Wednesday, January 26, 2011

The State of the Union Proposal to Reorganize the Government: Implications for the Treasury Department?

When hearing President Obama yesterday evening in his State of the Union address propose reorganizing the federal government in a more sensible fashion, I wondered what the effect might be on my former employer, the U.S. Treasury Department. The last major reorganization of the government occurred when the Department of Homeland Security was created. In terms of turf, the Treasury was a big loser then. It lost Customs and the Secret Service to Homeland Security and much of the Bureau of Alcohol, Tobacco, and Firearms to the Justice Department.

The Treasury did retain the Office of Foreign Assets Control (OFAC) and the Financial Crimes Enforcement Network (FinCen). OFAC in particular could plausibly be placed in other agencies, such as the State Department, Homeland Security, the Justice Department, or even the Commerce Department. The argument for keeping it in Treasury is that a large part of what it does involves banks, but certainly many of its activities are much broader in scope than banking transactions. Moreover, OFAC carries out both an enforcement and foreign policy function. It is not a neat fit anywhere. In Treasury, there is tension between OFAC, whose activities by necessity make financial transactions more difficult to carry out, and the Treasury's institutional predisposition to the free flow of capital and belief in the efficacy of financial markets. One hopes this tension leads to a good balance between competing objectives.

The Treasury also retains authority on wine labeling, as this function of ATF did not go to Justice. That could plausibly be housed elsewhere. For example, there was a controversy during the Clinton Administration over whether the wine industry could refer on wine labels to the potential health benefits of drinking wine in moderation. Senator Strom Thurmond strongly objected to this and prevailed. I suspect that most senior Departmental officials, including most Secretaries, would rather not have to get involved in this type of issue.

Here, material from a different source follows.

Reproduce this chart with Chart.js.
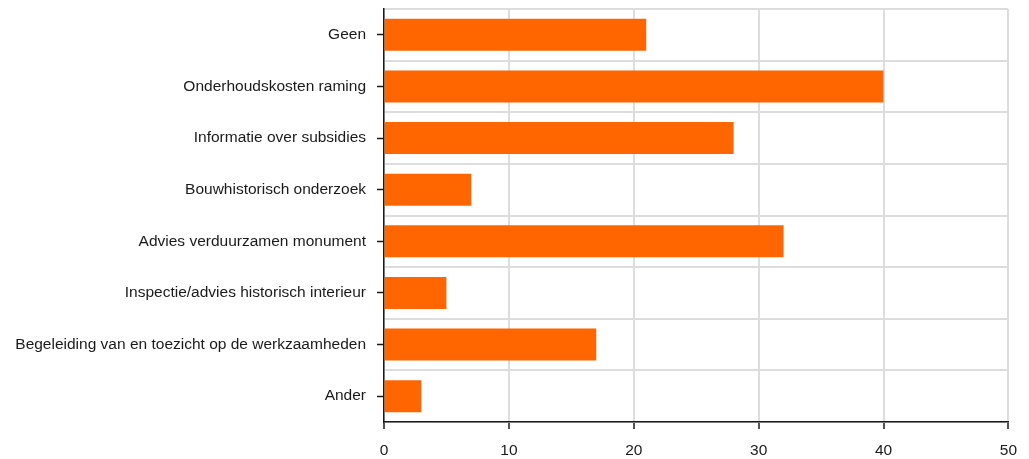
<!DOCTYPE html>
<html>
<head>
<meta charset="utf-8">
<script src="https://cdn.jsdelivr.net/npm/chart.js@4/dist/chart.umd.min.js"></script>
<style>
    html, body { margin: 0; padding: 0; background: #fff; }
    #wrap { width: 1029px; height: 459px; }
</style>
</head>
<body>
<div id="wrap"><canvas id="chart"></canvas></div>
<script>
// Data
const categories = [
    'Geen',
    'Onderhoudskosten raming',
    'Informatie over subsidies',
    'Bouwhistorisch onderzoek',
    'Advies verduurzamen monument',
    'Inspectie/advies historisch interieur',
    'Begeleiding van en toezicht op de werkzaamheden',
    'Ander'
];
const counts = [21, 40, 28, 7, 32, 5, 17, 3];
const xTicks = [0, 10, 20, 30, 40, 50];

const gridColor = '#dddddd';
const textColor = '#1a1a1a';

Chart.defaults.font.family = '"Liberation Sans", Arial, Helvetica, sans-serif';
Chart.defaults.font.size = 15.5;
Chart.defaults.color = textColor;

// category axes do not need the half-label space at top and bottom
function noVerticalPadding(scale) {
    scale.paddingTop = 0;
    scale.paddingBottom = 0;
}

const ctx = document.getElementById('chart').getContext('2d');
new Chart(ctx, {
    type: 'bar',
    data: {
        labels: categories,
        datasets: [{
            data: counts,
            backgroundColor: '#ff6600',
            borderWidth: 0,
            barPercentage: 0.62,
            categoryPercentage: 1.0
        }]
    },
    options: {
        indexAxis: 'y',
        responsive: true,
        maintainAspectRatio: false,
        animation: false,
        layout: {
            padding: { top: 9, right: 18, left: 0, bottom: 0 }
        },
        plugins: {
            legend: { display: false },
            tooltip: { enabled: false }
        },
        scales: {
            x: {
                min: xTicks[0],
                max: xTicks[xTicks.length - 1],
                afterBuildTicks: function(scale) {
                    scale.ticks = xTicks.map(v => ({ value: v }));
                },
                grid: {
                    color: gridColor,
                    lineWidth: 2,
                    tickColor: textColor,
                    tickLength: 7,
                    tickWidth: 1.5
                },
                border: { display: true, color: textColor, width: 1.5 },
                ticks: { padding: 12, color: textColor },
                afterFit: function(scale) { scale.height = 37; }
            },
            y: {
                type: 'category',
                offset: true,
                grid: {
                    offset: false,
                    drawOnChartArea: false,
                    tickColor: textColor,
                    tickLength: 7,
                    tickWidth: 1.5
                },
                border: { display: true, color: textColor, width: 1.5 },
                ticks: { padding: 11, color: textColor },
                afterFit: function(scale) {
                    scale.width = 384;
                    noVerticalPadding(scale);
                }
            },
            // second axis only for the lines between the categories
            yLines: {
                type: 'category',
                labels: categories,
                position: 'right',
                offset: true,
                grid: {
                    offset: true,
                    color: gridColor,
                    lineWidth: 2,
                    drawTicks: false
                },
                border: { display: false },
                ticks: { display: false },
                afterFit: function(scale) {
                    scale.width = 0;
                    noVerticalPadding(scale);
                }
            }
        }
    }
});
</script>
</body>
</html>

The Treasury has over the years lost many functions, including drug enforcement, formulating budget policy, and managing the Coast Guard. In recent years, it has gained regulatory authority by getting the Office of Thrift Supervision as one of the pieces of the Federal Home Loan Bank Board that was abolished and split up due to the S&L crisis. The OTS is to be merged with the OCC, but both bureaus have a great deal of independence from the Secretary. Dodd-Frank gives the Treasury more authority in the financial regulatory sphere, but the organizational structure of financial regulation continues to be overly complex and fragmented. The Administration will probably not want to tackle this right now, having recently made its policy and political judgments in the process leading to the enactment of the Dodd-Frank legislation.

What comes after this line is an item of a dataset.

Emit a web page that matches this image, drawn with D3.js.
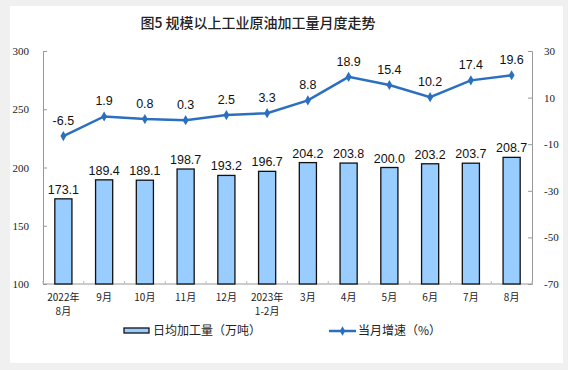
<!DOCTYPE html>
<html><head><meta charset="utf-8">
<script src="https://cdn.jsdelivr.net/npm/d3@7"></script>
<style>body{margin:0;background:#f0f0f0;} svg{display:block;}</style>
</head><body>
<svg id="c" width="568" height="370"></svg>
<script>
const categories = [["2022年","8月"],["9月"],["10月"],["11月"],["12月"],["2023年","1-2月"],["3月"],["4月"],["5月"],["6月"],["7月"],["8月"]];
const dailyOutput = [173.1,189.4,189.1,198.7,193.2,196.7,204.2,203.8,200.0,203.2,203.7,208.7];
const growthRate = [-6.5,1.9,0.8,0.3,2.5,3.3,8.8,18.9,15.4,10.2,17.4,19.6];
const leftTicks = [100,150,200,250,300];
const rightTicks = [-70,-50,-30,-10,10,30];
const title = "图5  规模以上工业原油加工量月度走势";
const legendBar = "日均加工量（万吨）";
const legendLine = "当月增速（%）";

const svg = d3.select("#c");
svg.append("rect").attr("x",10).attr("y",6).attr("width",553).attr("height",357).attr("fill","#fff");

const L=43,R=532,T=51,B=284;
const x = d3.scaleBand().domain(d3.range(categories.length)).range([L,R]).paddingInner(0.58).paddingOuter(0.29);
const xc = d3.scaleBand().domain(d3.range(categories.length)).range([L,R]);
const yL = d3.scaleLinear().domain([100,300]).range([B,T]);
const yR = d3.scaleLinear().domain([-70,30]).range([B,T]);
const cjk = "'SimSun','Noto Sans CJK SC',sans-serif";

svg.append("text").attr("x",258).attr("y",28).attr("text-anchor","middle")
  .attr("font-family","'Noto Sans CJK SC',sans-serif").attr("font-size",14).attr("font-weight",500).attr("fill","#222").text(title);

// axes
const fmt = d=>String(d);
const axL = svg.append("g").attr("transform",`translate(${L},0)`).call(d3.axisLeft(yL).tickValues(leftTicks).tickFormat(fmt).tickSize(-4).tickPadding(14));
const axR = svg.append("g").attr("transform",`translate(${R},0)`).call(d3.axisRight(yR).tickValues(rightTicks).tickFormat(fmt).tickSize(-4).tickPadding(12));
[axL,axR].forEach(a=>{
  a.select(".domain").attr("stroke","#999");
  a.selectAll(".tick line").attr("stroke","#999");
  a.selectAll("text").attr("font-family","'Liberation Serif','Times New Roman',serif").attr("font-size",11).attr("fill","#222");
});
// x axis
const axB = svg.append("g").attr("transform",`translate(0,${B})`);
axB.append("line").attr("x1",L).attr("x2",R).attr("stroke","#999");
axB.selectAll("line.t").data(d3.range(categories.length+1)).join("line").attr("class","t")
  .attr("x1",i=>L+i*xc.step()).attr("x2",i=>L+i*xc.step()).attr("y1",0).attr("y2",-3).attr("stroke","#bbb");
const xlab = [];
categories.forEach((d,i)=>d.forEach((s,j)=>xlab.push({i,j,s})));
axB.selectAll("text").data(xlab).join("text")
  .attr("x",d=>xc(d.i)+xc.bandwidth()/2).attr("y",d=>17+d.j*14)
  .attr("text-anchor","middle").attr("font-family",cjk).attr("font-size",10).attr("fill","#222").text(d=>d.s);

// bars
svg.selectAll("rect.bar").data(dailyOutput).join("rect").attr("class","bar")
  .attr("x",(d,i)=>x(i)).attr("width",x.bandwidth()).attr("y",d=>yL(d)).attr("height",d=>B-yL(d))
  .attr("fill","#99ccff").attr("stroke","#111").attr("stroke-width",1.3);
svg.selectAll("text.bl").data(dailyOutput).join("text").attr("class","bl")
  .attr("x",(d,i)=>x(i)+x.bandwidth()/2).attr("y",d=>yL(d)-5).attr("text-anchor","middle")
  .attr("font-family","'Liberation Sans',Arial,sans-serif").attr("font-size",12.5).attr("fill","#111").text(d=>d.toFixed(1));

// line
const cx = i=>xc(i)+xc.bandwidth()/2;
svg.append("path").datum(growthRate).attr("fill","none").attr("stroke","#2b6fc0").attr("stroke-width",2.5)
  .attr("d",d3.line().x((d,i)=>cx(i)).y(d=>yR(d)));
svg.selectAll("path.m").data(growthRate).join("path").attr("class","m")
  .attr("d",d3.symbol().type(d3.symbolDiamond).size(30)).attr("fill","#2b6fc0")
  .attr("transform",(d,i)=>`translate(${cx(i)},${yR(d)})`);
svg.selectAll("text.ll").data(growthRate).join("text").attr("class","ll")
  .attr("x",(d,i)=>cx(i)).attr("y",d=>yR(d)-11).attr("text-anchor","middle")
  .attr("font-family","'Liberation Sans',Arial,sans-serif").attr("font-size",12.5).attr("fill","#111").text(d=>d.toFixed(1));

// legend
svg.append("rect").attr("x",124).attr("y",328).attr("width",25).attr("height",5).attr("fill","#99ccff").attr("stroke","#111").attr("stroke-width",1.3);
svg.append("text").attr("x",153).attr("y",335).attr("font-family",cjk).attr("font-size",12).attr("fill","#222").text(legendBar);
svg.append("line").attr("x1",329).attr("x2",356).attr("y1",331).attr("y2",331).attr("stroke","#2b6fc0").attr("stroke-width",2.5);
svg.append("path").attr("d",d3.symbol().type(d3.symbolDiamond).size(25)).attr("fill","#2b6fc0").attr("transform","translate(342.5,331)");
svg.append("text").attr("x",358).attr("y",335).attr("font-family",cjk).attr("font-size",12).attr("fill","#222").text(legendLine);
</script>
</body></html>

One of the criticisms that could be levied against former Treasury Secretary Paul O'Neill is that he did not fight the loss of Treasury functions when the Department of Homeland Security was created or insist on something in return. He undoubtedly thought that the functions Treasury was losing were not central to Treasury's primary responsibilities. On the other hand, others would argue that the more responsibilities an agency has, the more respect private sector actors will accord that agency. Moreover, some think that losing the Secret Service was a big loss; in addition to protecting the President, the Secret Service has the responsibility to battle counterfeiting, which arguably is related to Treasury's core functions.

In any case, it is not clear what President Obama intends by proposing government reorganization nor whether there are any plans to add responsibilities or to subtract them from Treasury.